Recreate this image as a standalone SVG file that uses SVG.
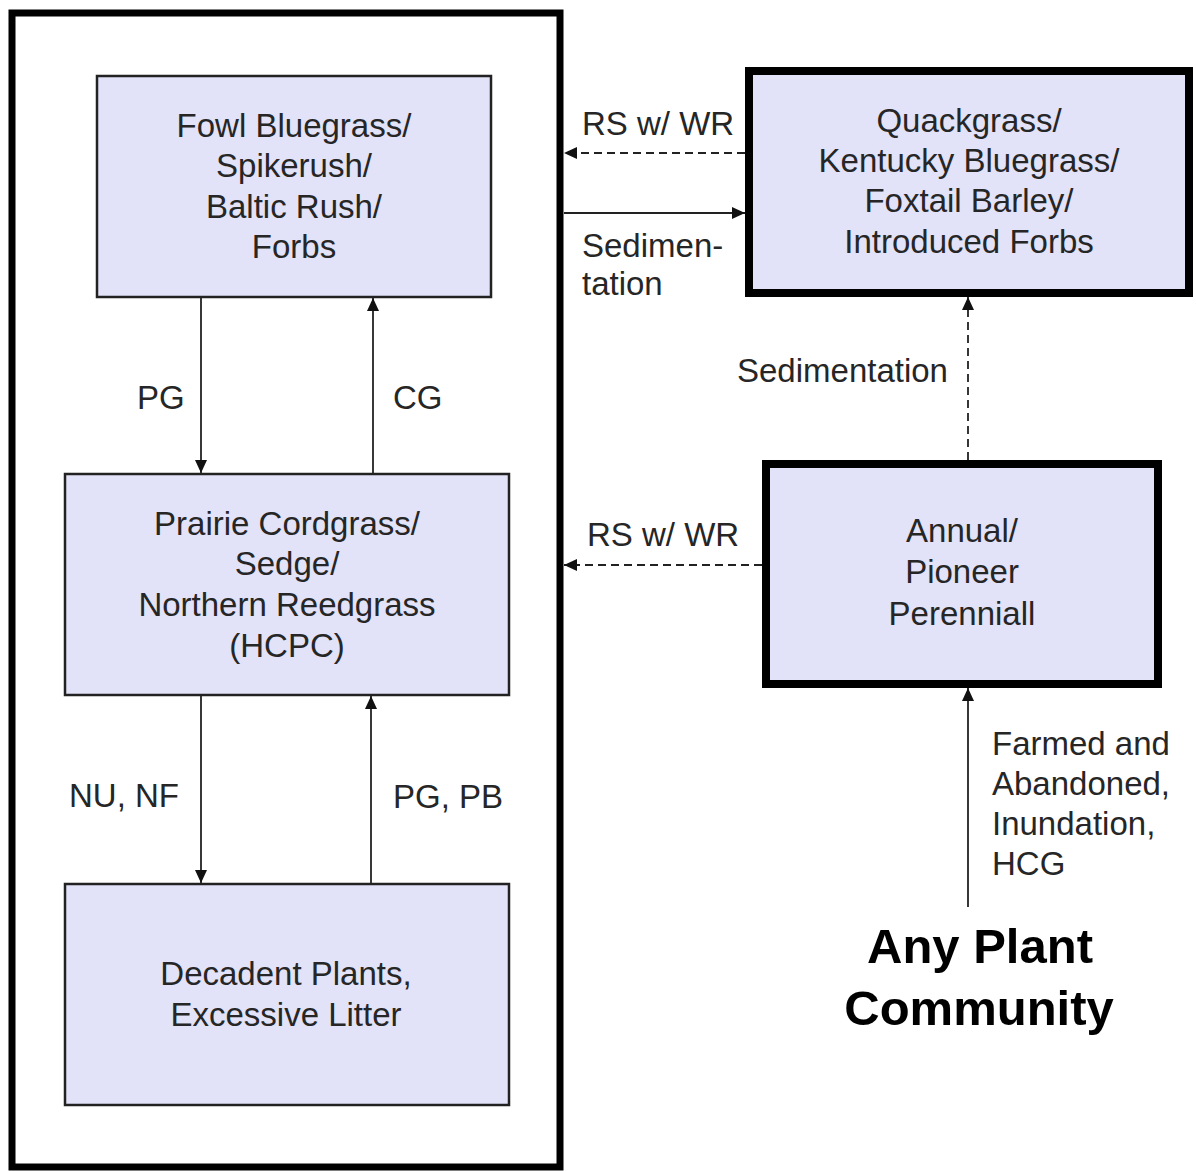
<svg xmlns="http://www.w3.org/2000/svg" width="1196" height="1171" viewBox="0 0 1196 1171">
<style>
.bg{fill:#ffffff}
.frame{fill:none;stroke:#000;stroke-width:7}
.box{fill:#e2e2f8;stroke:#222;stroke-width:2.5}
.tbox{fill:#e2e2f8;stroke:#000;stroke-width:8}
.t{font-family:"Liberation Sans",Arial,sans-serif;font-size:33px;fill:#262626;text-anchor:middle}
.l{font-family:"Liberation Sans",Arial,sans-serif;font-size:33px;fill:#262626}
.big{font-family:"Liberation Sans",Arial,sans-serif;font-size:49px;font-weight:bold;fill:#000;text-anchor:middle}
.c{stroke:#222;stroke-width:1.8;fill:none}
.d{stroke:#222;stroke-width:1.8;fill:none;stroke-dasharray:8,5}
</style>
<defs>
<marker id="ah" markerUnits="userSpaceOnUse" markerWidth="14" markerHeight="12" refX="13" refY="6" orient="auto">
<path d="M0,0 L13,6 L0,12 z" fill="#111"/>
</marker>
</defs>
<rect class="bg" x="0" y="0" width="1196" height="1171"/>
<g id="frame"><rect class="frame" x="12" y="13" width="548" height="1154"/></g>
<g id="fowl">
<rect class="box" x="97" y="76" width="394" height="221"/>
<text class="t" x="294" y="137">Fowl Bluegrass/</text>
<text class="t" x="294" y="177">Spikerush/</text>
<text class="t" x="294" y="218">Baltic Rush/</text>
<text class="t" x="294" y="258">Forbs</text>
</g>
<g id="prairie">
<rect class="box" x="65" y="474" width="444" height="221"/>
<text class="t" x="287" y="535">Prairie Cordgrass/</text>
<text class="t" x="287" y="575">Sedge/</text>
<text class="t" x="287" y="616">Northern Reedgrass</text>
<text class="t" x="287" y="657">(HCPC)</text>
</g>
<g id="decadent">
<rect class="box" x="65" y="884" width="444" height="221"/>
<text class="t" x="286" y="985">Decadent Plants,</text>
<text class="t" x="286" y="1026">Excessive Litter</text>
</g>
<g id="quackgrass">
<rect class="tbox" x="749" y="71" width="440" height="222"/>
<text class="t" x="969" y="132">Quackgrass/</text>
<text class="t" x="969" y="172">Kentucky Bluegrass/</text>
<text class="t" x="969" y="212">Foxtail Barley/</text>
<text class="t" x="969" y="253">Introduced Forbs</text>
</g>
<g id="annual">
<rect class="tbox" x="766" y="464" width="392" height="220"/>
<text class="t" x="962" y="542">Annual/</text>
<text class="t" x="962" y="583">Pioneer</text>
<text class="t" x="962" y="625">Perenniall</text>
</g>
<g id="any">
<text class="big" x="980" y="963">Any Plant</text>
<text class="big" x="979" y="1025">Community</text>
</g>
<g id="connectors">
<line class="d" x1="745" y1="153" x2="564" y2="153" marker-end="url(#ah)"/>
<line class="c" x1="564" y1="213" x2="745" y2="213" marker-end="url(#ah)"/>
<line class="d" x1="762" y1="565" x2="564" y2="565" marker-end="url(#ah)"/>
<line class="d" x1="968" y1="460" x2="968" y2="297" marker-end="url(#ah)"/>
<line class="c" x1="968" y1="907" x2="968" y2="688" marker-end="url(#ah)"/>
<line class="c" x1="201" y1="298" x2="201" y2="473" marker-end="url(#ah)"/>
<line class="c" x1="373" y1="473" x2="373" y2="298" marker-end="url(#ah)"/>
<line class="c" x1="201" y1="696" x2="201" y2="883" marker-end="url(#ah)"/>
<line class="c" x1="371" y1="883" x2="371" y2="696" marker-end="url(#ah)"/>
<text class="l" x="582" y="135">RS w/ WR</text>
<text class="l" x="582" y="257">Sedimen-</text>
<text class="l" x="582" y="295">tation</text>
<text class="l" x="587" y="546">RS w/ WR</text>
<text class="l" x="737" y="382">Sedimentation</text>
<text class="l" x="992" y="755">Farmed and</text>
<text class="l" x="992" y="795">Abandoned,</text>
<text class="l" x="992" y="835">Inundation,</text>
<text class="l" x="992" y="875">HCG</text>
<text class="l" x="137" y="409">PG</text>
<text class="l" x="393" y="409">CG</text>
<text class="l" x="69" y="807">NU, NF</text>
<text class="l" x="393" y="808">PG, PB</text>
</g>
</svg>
+ + +
EXERCISE GOAL
Return the listing above unchanged, apart from dropping its pictures.

RESULT OF THE TASK
Recreate this image as a standalone SVG file that uses SVG.
<svg xmlns="http://www.w3.org/2000/svg" width="1196" height="1171" viewBox="0 0 1196 1171">
<style>
.bg{fill:#ffffff}
.frame{fill:none;stroke:#000;stroke-width:7}
.box{fill:#e2e2f8;stroke:#222;stroke-width:2.5}
.tbox{fill:#e2e2f8;stroke:#000;stroke-width:8}
.t{font-family:"Liberation Sans",Arial,sans-serif;font-size:33px;fill:#262626;text-anchor:middle}
.l{font-family:"Liberation Sans",Arial,sans-serif;font-size:33px;fill:#262626}
.big{font-family:"Liberation Sans",Arial,sans-serif;font-size:49px;font-weight:bold;fill:#000;text-anchor:middle}
.c{stroke:#222;stroke-width:1.8;fill:none}
.d{stroke:#222;stroke-width:1.8;fill:none;stroke-dasharray:8,5}
</style>
<defs>
<marker id="ah" markerUnits="userSpaceOnUse" markerWidth="14" markerHeight="12" refX="13" refY="6" orient="auto">
<path d="M0,0 L13,6 L0,12 z" fill="#111"/>
</marker>
</defs>
<rect class="bg" x="0" y="0" width="1196" height="1171"/>
<g id="frame"><rect class="frame" x="12" y="13" width="548" height="1154"/></g>
<g id="fowl">
<rect class="box" x="97" y="76" width="394" height="221"/>
<text class="t" x="294" y="137">Fowl Bluegrass/</text>
<text class="t" x="294" y="177">Spikerush/</text>
<text class="t" x="294" y="218">Baltic Rush/</text>
<text class="t" x="294" y="258">Forbs</text>
</g>
<g id="prairie">
<rect class="box" x="65" y="474" width="444" height="221"/>
<text class="t" x="287" y="535">Prairie Cordgrass/</text>
<text class="t" x="287" y="575">Sedge/</text>
<text class="t" x="287" y="616">Northern Reedgrass</text>
<text class="t" x="287" y="657">(HCPC)</text>
</g>
<g id="decadent">
<rect class="box" x="65" y="884" width="444" height="221"/>
<text class="t" x="286" y="985">Decadent Plants,</text>
<text class="t" x="286" y="1026">Excessive Litter</text>
</g>
<g id="quackgrass">
<rect class="tbox" x="749" y="71" width="440" height="222"/>
<text class="t" x="969" y="132">Quackgrass/</text>
<text class="t" x="969" y="172">Kentucky Bluegrass/</text>
<text class="t" x="969" y="212">Foxtail Barley/</text>
<text class="t" x="969" y="253">Introduced Forbs</text>
</g>
<g id="annual">
<rect class="tbox" x="766" y="464" width="392" height="220"/>
<text class="t" x="962" y="542">Annual/</text>
<text class="t" x="962" y="583">Pioneer</text>
<text class="t" x="962" y="625">Perenniall</text>
</g>
<g id="any">
<text class="big" x="980" y="963">Any Plant</text>
<text class="big" x="979" y="1025">Community</text>
</g>
<g id="connectors">
<line class="d" x1="745" y1="153" x2="564" y2="153" marker-end="url(#ah)"/>
<line class="c" x1="564" y1="213" x2="745" y2="213" marker-end="url(#ah)"/>
<line class="d" x1="762" y1="565" x2="564" y2="565" marker-end="url(#ah)"/>
<line class="d" x1="968" y1="460" x2="968" y2="297" marker-end="url(#ah)"/>
<line class="c" x1="968" y1="907" x2="968" y2="688" marker-end="url(#ah)"/>
<line class="c" x1="201" y1="298" x2="201" y2="473" marker-end="url(#ah)"/>
<line class="c" x1="373" y1="473" x2="373" y2="298" marker-end="url(#ah)"/>
<line class="c" x1="201" y1="696" x2="201" y2="883" marker-end="url(#ah)"/>
<line class="c" x1="371" y1="883" x2="371" y2="696" marker-end="url(#ah)"/>
<text class="l" x="582" y="135">RS w/ WR</text>
<text class="l" x="582" y="257">Sedimen-</text>
<text class="l" x="582" y="295">tation</text>
<text class="l" x="587" y="546">RS w/ WR</text>
<text class="l" x="737" y="382">Sedimentation</text>
<text class="l" x="992" y="755">Farmed and</text>
<text class="l" x="992" y="795">Abandoned,</text>
<text class="l" x="992" y="835">Inundation,</text>
<text class="l" x="992" y="875">HCG</text>
<text class="l" x="137" y="409">PG</text>
<text class="l" x="393" y="409">CG</text>
<text class="l" x="69" y="807">NU, NF</text>
<text class="l" x="393" y="808">PG, PB</text>
</g>
</svg>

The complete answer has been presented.